Monday, February 18, 2008

I amuse myself

Art-making, as I said in a recent post, can often involve as much engineering as painting. Art-making can also take you down some extremely odd paths. To wit:

This past week I had a book out from the library called 500 Handmade Dolls: Exploration of the Human Form (somewhat mis-titled, as quite a few of the included pieces can hardly be called "human") and got inspired to make some paper wings for a doll. I had a bunch of pieces of kraft paper (which in my last art-making experiment had been soaked in a bucket for varying lengths of time to discover the optimum soaking time for getting rid of sizing before the paper started to disintegrate) and they were nice and crinkly, but I wanted them to be softer, more translucent, more leathery-skin-looking. Like grease-soaked paper. I mentally reviewed my available list of oily substances: cooking oil? would get nasty and rancid. Jojoba oil would not turn, but no way was I going to waste expensive jojoba on an experiment. What I had on hand that I thought would grease up paper nicely was petroleum jelly-based skin cream.

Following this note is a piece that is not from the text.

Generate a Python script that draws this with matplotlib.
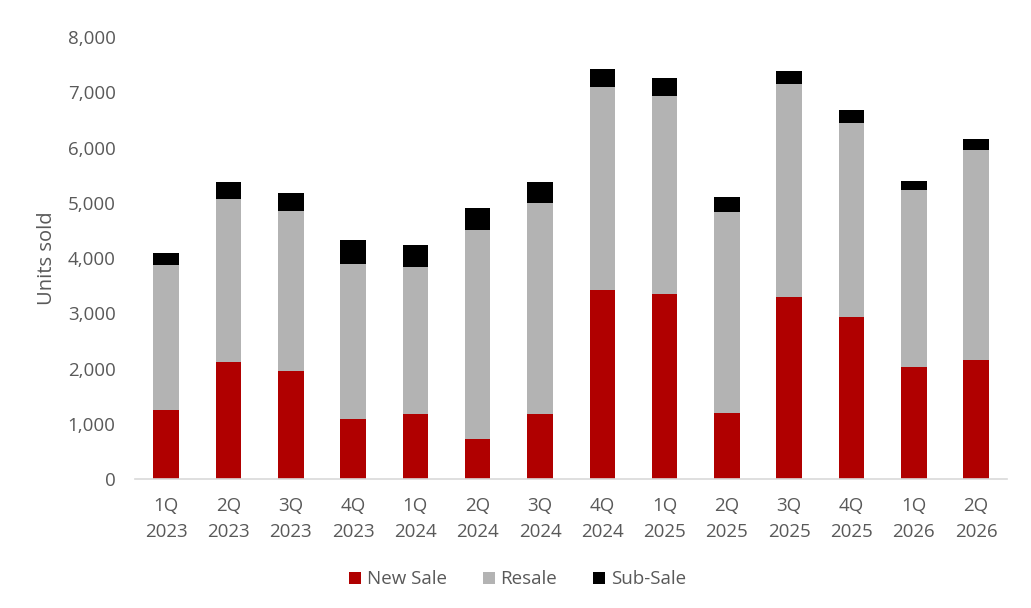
import matplotlib
matplotlib.use("Agg")
from matplotlib import pyplot as plt
from matplotlib.ticker import FuncFormatter

quarters = ["1Q\n2023", "2Q\n2023", "3Q\n2023", "4Q\n2023",
            "1Q\n2024", "2Q\n2024", "3Q\n2024", "4Q\n2024",
            "1Q\n2025", "2Q\n2025", "3Q\n2025", "4Q\n2025",
            "1Q\n2026", "2Q\n2026"]
new_sale = [1250, 2120, 1960, 1080, 1175, 720, 1175, 3425, 3355, 1205, 3290, 2935, 2025, 2150]
resale = [2620, 2950, 2890, 2820, 2660, 3795, 3830, 3665, 3570, 3635, 3865, 3510, 3215, 3805]
sub_sale = [230, 300, 330, 430, 400, 400, 365, 330, 330, 265, 230, 230, 160, 200]

plt.rcParams['font.family'] = ['Open Sans', 'DejaVu Sans']
text_color = "#595959"

fig = plt.figure(figsize=(10.31, 6.08), dpi=100)
ax = fig.add_axes([0.131, 0.212, 0.846, 0.727])

x = list(range(len(quarters)))
w = 0.41
ax.bar(x, new_sale, w, color="#b00000", label="New Sale")
ax.bar(x, resale, w, bottom=new_sale, color="#b3b3b3", label="Resale")
bottom2 = [a + b for a, b in zip(new_sale, resale)]
ax.bar(x, sub_sale, w, bottom=bottom2, color="#000000", label="Sub-Sale")

ax.set_xlim(-0.5, len(quarters) - 0.5)
ax.set_ylim(0, 8000)
ax.set_yticks(range(0, 8001, 1000))
ax.yaxis.set_major_formatter(FuncFormatter(lambda v, p: f"{int(v):,}"))
ax.set_xticks(x)
ax.set_xticklabels(quarters, linespacing=1.55)

for s in ["top", "right", "left"]:
    ax.spines[s].set_visible(False)
ax.spines["bottom"].set_color("#d9d9d9")
ax.spines["bottom"].set_linewidth(1.2)
ax.tick_params(axis="both", length=0, labelsize=13.5, colors=text_color)
ax.tick_params(axis="x", pad=13)
ax.tick_params(axis="y", pad=14)
ax.set_ylabel("Units sold", fontsize=14.5, color=text_color, labelpad=8)

handles, labels = ax.get_legend_handles_labels()
fig.legend(handles, labels, loc="center", bbox_to_anchor=(0.502, 0.047), ncol=3, frameon=False,
           fontsize=13.5, labelcolor=text_color, handlelength=0.65, handleheight=0.65,
           handletextpad=0.3, columnspacing=1.9)

fig.savefig("out.png", dpi=100)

So I took a section of paper and a wide flat brush and the tube of goo and started painting. Unfortunately, it didn't want to sink in, and I realized that it is usually helped along by the warmth of the skin, so... into the microwave, at 40%, for about 20 seconds. Then it was *too* greasy, so I folded it into another piece of brown paper and burnished the whole package with my hands. What I was left with was two pieces of flexible, slightly translucent, slightly oily brown paper. In retrospect, maybe I should have colored the paper before I greased it up. I think it may still take textile paint pretty well, which is translucent itself. Will post pics of the results later. In any case, my sister suspects I am a loon for this kind of pursuit.


Edited 9-13-08 because I finally remembered to put this pic up. I cut two pieces of copper wire the same length and folded them simultaneously into wing-ish-shapes (rather than shape one and then try to match it - never had much success that way), then covered them with the oiled paper, trimmed to shape, folded the edges over and glued them in place. Still haven't tried painting them, but one of these days one of my creations will cry out for oiled brown paper wings and I'll be ready!

4 comments:

Kathi said...

you call that art? in my house, we call it "making a mess." you, ma soeur, are a Gavia immer (Common Loon)

Love ya,

~kathi

Lisa said...

Of *course* it's "making a mess." Why do you think I do it? So I can indulge my inner five-year-old (the one who says, "Ooh, buy me a can of frosting and a box of graham crackers for lunch!") and pass it off with "I'm creating art."

Lisa at Greenbow said...

I think you are creative and inventive. ONe must be to get to where one is going.

I have used olive oil to "grease" shells so that you can see the color better. It soaks in and so far hasn't been noticiably yucky. It did the job.

Peggy Payne said...

About art as engineering: a fairly well-known sculptor I know says he thinks art is a blue-collar job.

I'm a writer, so can't really speak to that, except to say that the "glamour" in the arts does tend to be in the eyes of the beholders.

The processes are really pretty much a matter of doing the work and then redoing it and keeping going and not giving up.